First, the good news: Obama’s plan, like McCain’s, would bring coverage to many who are currently uninsured.

However, the subsidized program would artificially render private insurers uncompetitive and gradually squeeze them out of the market. This is a well-known phenomenon that Massachusetts Institute of Technology economics professor Jonathan Gruber confirmed with 2007 research on the State Children’s Health Insurance Program, in which he found that 60 percent of the program’s enrollees were migrating from private insurance coverage into a public system that is made competitive only through our tax dollars.

Such “crowding out” will result in a vicious cycle. As the insurance companies lose their competitiveness and their market share, Obama’s proposed plan will gradually take on more people until its costs make the budgetary outlays for the Iraq war and Wall Street look like a drop in the bucket. Taking into account the economic damage and resulting loss of tax revenue that Obama’s redistributive tax hikes will inevitably wreak, such a course looks even worse.

McCain’s plan is well thought out, and it is a shame that he has not made a vigorous case for it. By leveling the tax treatment of employer-provided and individual insurance and allowing individuals to buy insurance across state lines, his plan will address the root causes of our healthcare problem and extend coverage to many who lack it. It is a far more efficient solution than the alternative because it focuses on structural alterations in the government’s treatment of insurance instead of piling on another layer of subsidies and mandates.
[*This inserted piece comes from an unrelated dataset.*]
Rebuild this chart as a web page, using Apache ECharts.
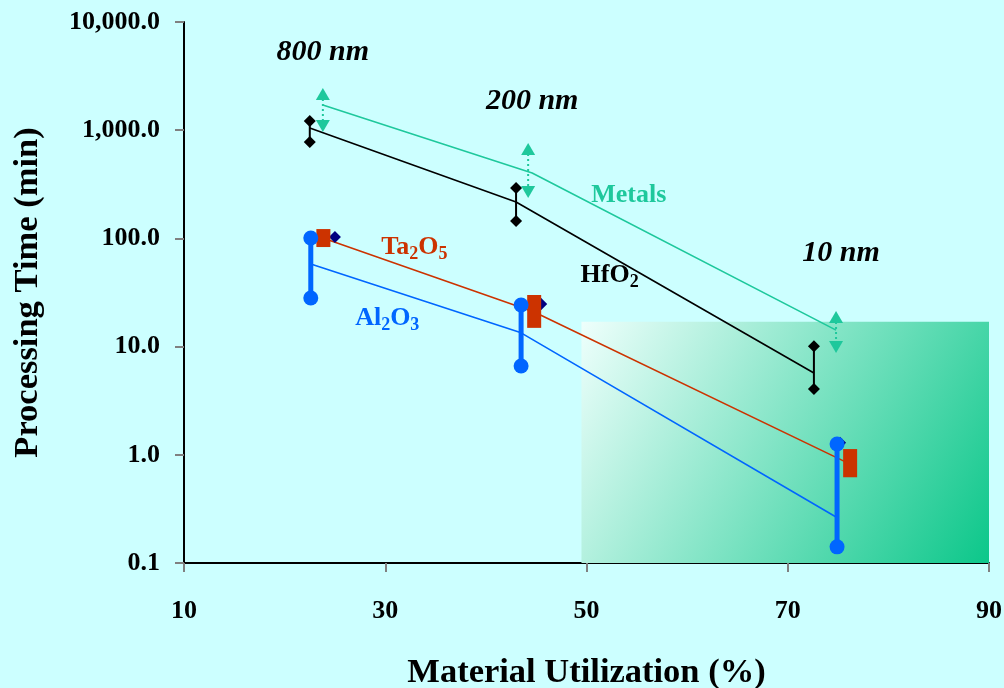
<!DOCTYPE html>
<html><head><meta charset="utf-8">
<script src="https://cdn.jsdelivr.net/npm/echarts@6/dist/echarts.min.js"></script>
<style>html,body{margin:0;padding:0;background:#ccffff}#c{width:1004px;height:688px}</style>
</head><body><div id="c"></div>
<script>
// Tick labels
const xTickValues = [10, 30, 50, 70, 90];
const xTickLabels = ['10', '30', '50', '70', '90'];
const yTickValues = [0.1, 1, 10, 100, 1000, 10000];
const yTickLabels = ['0.1', '1.0', '10.0', '100.0', '1,000.0', '10,000.0'];

// Trend lines (Material Utilization %, Processing Time min)
const metalsLineX = [23.8, 44.6, 74.8];
const metalsLineY = [1710, 402, 14.2];
const hfo2LineX = [22.5, 43.0, 72.6];
const hfo2LineY = [1048, 217, 5.7];
const ta2o5LineX = [23.8, 44.8, 76.2];
const ta2o5LineY = [101, 20.9, 0.82];
const al2o3LineX = [22.6, 43.5, 74.8];
const al2o3LineY = [57.9, 13.4, 0.266];

// Ranges
const metalsBarX = [23.8, 44.2, 74.8];
const metalsBarHigh = [2160, 670, 18.8];
const metalsBarLow = [1094, 268, 9.9];
const hfo2BarX = [22.5, 43.0, 72.6];
const hfo2BarHigh = [1216, 292, 10.1];
const hfo2BarLow = [778, 145, 4.06];
const ta2o5BarX = [23.85, 44.8, 76.2];
const ta2o5BarHigh = [122, 30.0, 1.13];
const ta2o5BarLow = [83.2, 14.9, 0.62];
const al2o3BarX = [22.6, 43.5, 74.9];
const al2o3BarHigh = [101, 24.2, 1.26];
const al2o3BarLow = [28.1, 6.62, 0.141];
const extraX = [25.0, 45.5, 75.2];
const extraY = [103, 24.8, 1.29];

// Shaded target region
const regionX = [49.5, 90];
const regionY = [0.1, 17];

// Annotations
const noteX = [23.8, 44.6, 75.3, 54.2, 52.3, 32.9, 30.2];
const noteY = [5280, 1862, 73.3, 252, 45.9, 83.2, 18.4];
const noteText = ['800 nm', '200 nm', '10 nm', 'Metals', 'HfO|2', 'Ta|2|O|5', 'Al|2|O|3'];

const FONT = 'Liberation Serif';
const C_METAL = '#1ec89c', C_HF = '#000000', C_TA = '#cc3300', C_AL = '#0066ff', C_NAVY = '#000080';

const zip = (xs, ys) => xs.map((x, i) => [x, ys[i]]);
const series = [];

series.push({
  type: 'line', data: [], silent: true, z: 1,
  markArea: {
    silent: true,
    itemStyle: { opacity: 1, color: new echarts.graphic.LinearGradient(0, 0, 1, 1, [
      { offset: 0, color: '#eefffc' }, { offset: 1, color: '#0cc78a' }]) },
    data: [[{ coord: [regionX[0], regionY[1]] }, { coord: [regionX[1], regionY[0]] }]]
  }
});

function trend(xs, ys, color) {
  series.push({ type: 'line', data: zip(xs, ys), symbol: 'none', z: 3,
    lineStyle: { color, width: 1.6 } });
}
trend(metalsLineX, metalsLineY, C_METAL);
trend(hfo2LineX, hfo2LineY, C_HF);
trend(ta2o5LineX, ta2o5LineY, C_TA);
trend(al2o3LineX, al2o3LineY, C_AL);

// navy diamonds (beneath range bars)
series.push({ type: 'scatter', data: zip(extraX, extraY), symbol: 'diamond', symbolSize: 12, z: 4,
  itemStyle: { color: C_NAVY, opacity: 1 } });

metalsBarX.forEach((x, i) => series.push({
  type: 'line', z: 5, symbol: 'triangle', symbolSize: [14, 12],
  itemStyle: { color: C_METAL },
  lineStyle: { color: C_METAL, width: 2, type: [2, 3] },
  data: [{ value: [x, metalsBarHigh[i]], symbolRotate: 0 }, { value: [x, metalsBarLow[i]], symbolRotate: 180 }]
}));
hfo2BarX.forEach((x, i) => series.push({
  type: 'line', z: 5, symbol: 'diamond', symbolSize: 12,
  itemStyle: { color: C_HF }, lineStyle: { color: C_HF, width: 2 },
  data: [[x, hfo2BarHigh[i]], [x, hfo2BarLow[i]]]
}));
ta2o5BarX.forEach((x, i) => series.push({
  type: 'line', z: 6, symbol: 'none',
  lineStyle: { color: C_TA, width: 14, cap: 'butt' },
  data: [[x, ta2o5BarHigh[i]], [x, ta2o5BarLow[i]]]
}));
al2o3BarX.forEach((x, i) => series.push({
  type: 'line', z: 7, symbol: 'circle', symbolSize: 15,
  itemStyle: { color: C_AL }, lineStyle: { color: C_AL, width: 5 },
  data: [[x, al2o3BarHigh[i]], [x, al2o3BarLow[i]]]
}));

const noteColor = ['#000', '#000', '#000', C_METAL, '#000', C_TA, C_AL];
function fmt(t) {
  const parts = t.split('|');
  return parts.map((p, k) => (k % 2 ? '{s|' + p + '}' : '{m|' + p + '}')).join('');
}
noteText.forEach((t, i) => {
  const italic = i < 3;
  const col = noteColor[i];
  series.push({
    type: 'scatter', z: 10, symbolSize: 0, silent: true,
    itemStyle: { opacity: 1 },
    data: [[noteX[i], noteY[i]]],
    label: {
      show: true, position: 'inside', formatter: fmt(t), opacity: 1,
      textBorderWidth: 0,
      rich: {
        m: { fontFamily: FONT, fontWeight: 'bold', fontStyle: italic ? 'italic' : 'normal',
             fontSize: italic ? 30 : 26, color: col, lineHeight: 30, textBorderWidth: 0 },
        s: { fontFamily: FONT, fontWeight: 'bold', fontSize: 18, color: col, lineHeight: 30,
             padding: [15, 0, 0, 0], textBorderWidth: 0 }
      }
    }
  });
});

const chart = echarts.init(document.getElementById('c'));
chart.setOption({
  animation: false,
  backgroundColor: '#ccffff',
  grid: { left: 184, right: 15, top: 22, bottom: 125, outerBoundsMode: 'none', containLabel: false },
  xAxis: {
    type: 'value', min: 10, max: 90, interval: 20,
    name: 'Material Utilization (%)', nameLocation: 'middle', nameGap: 93,
    nameTextStyle: { fontFamily: FONT, fontWeight: 'bold', fontSize: 34.5, color: '#000' },
    axisLine: { lineStyle: { color: '#000', width: 2 } },
    axisTick: { show: true, length: 9, lineStyle: { color: '#808080', width: 2 } },
    splitLine: { show: false },
    axisLabel: { margin: 35, fontFamily: FONT, fontWeight: 'bold', fontSize: 26, color: '#000',
      formatter: v => xTickLabels[xTickValues.indexOf(v)] }
  },
  yAxis: {
    type: 'log', logBase: 10, min: 0.1, max: 10000,
    name: 'Processing Time (min)', nameLocation: 'middle', nameGap: 138,
    nameTextStyle: { fontFamily: FONT, fontWeight: 'bold', fontSize: 34.5, color: '#000' },
    axisLine: { lineStyle: { color: '#000', width: 2 } },
    axisTick: { show: true, length: 9, lineStyle: { color: '#808080', width: 2 } },
    splitLine: { show: false }, minorTick: { show: false },
    axisLabel: { margin: 24, fontFamily: FONT, fontWeight: 'bold', fontSize: 26, color: '#000',
      formatter: v => {
        const k = yTickValues.findIndex(t => Math.abs(Math.log10(t) - Math.log10(v)) < 1e-6);
        return k >= 0 ? yTickLabels[k] : '';
      } }
  },
  series
});
</script></body></html>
The grim news from Wall Street has been heralded by rabid populists on the left and right who assert that government should run the show. There are two very strong reasons to dispute this claim — their names are Fannie and Freddie — but critiques of the free market cannot even be applied to the public-private mutant behemoth that is our health insurance system because there is no free market in health insurance. The heavy hand of government got us into this situation; Frank Lloyd Wright could have been talking about healthcare today when he said, “I believe totally in a capitalist system; I only wish that someone would try it.”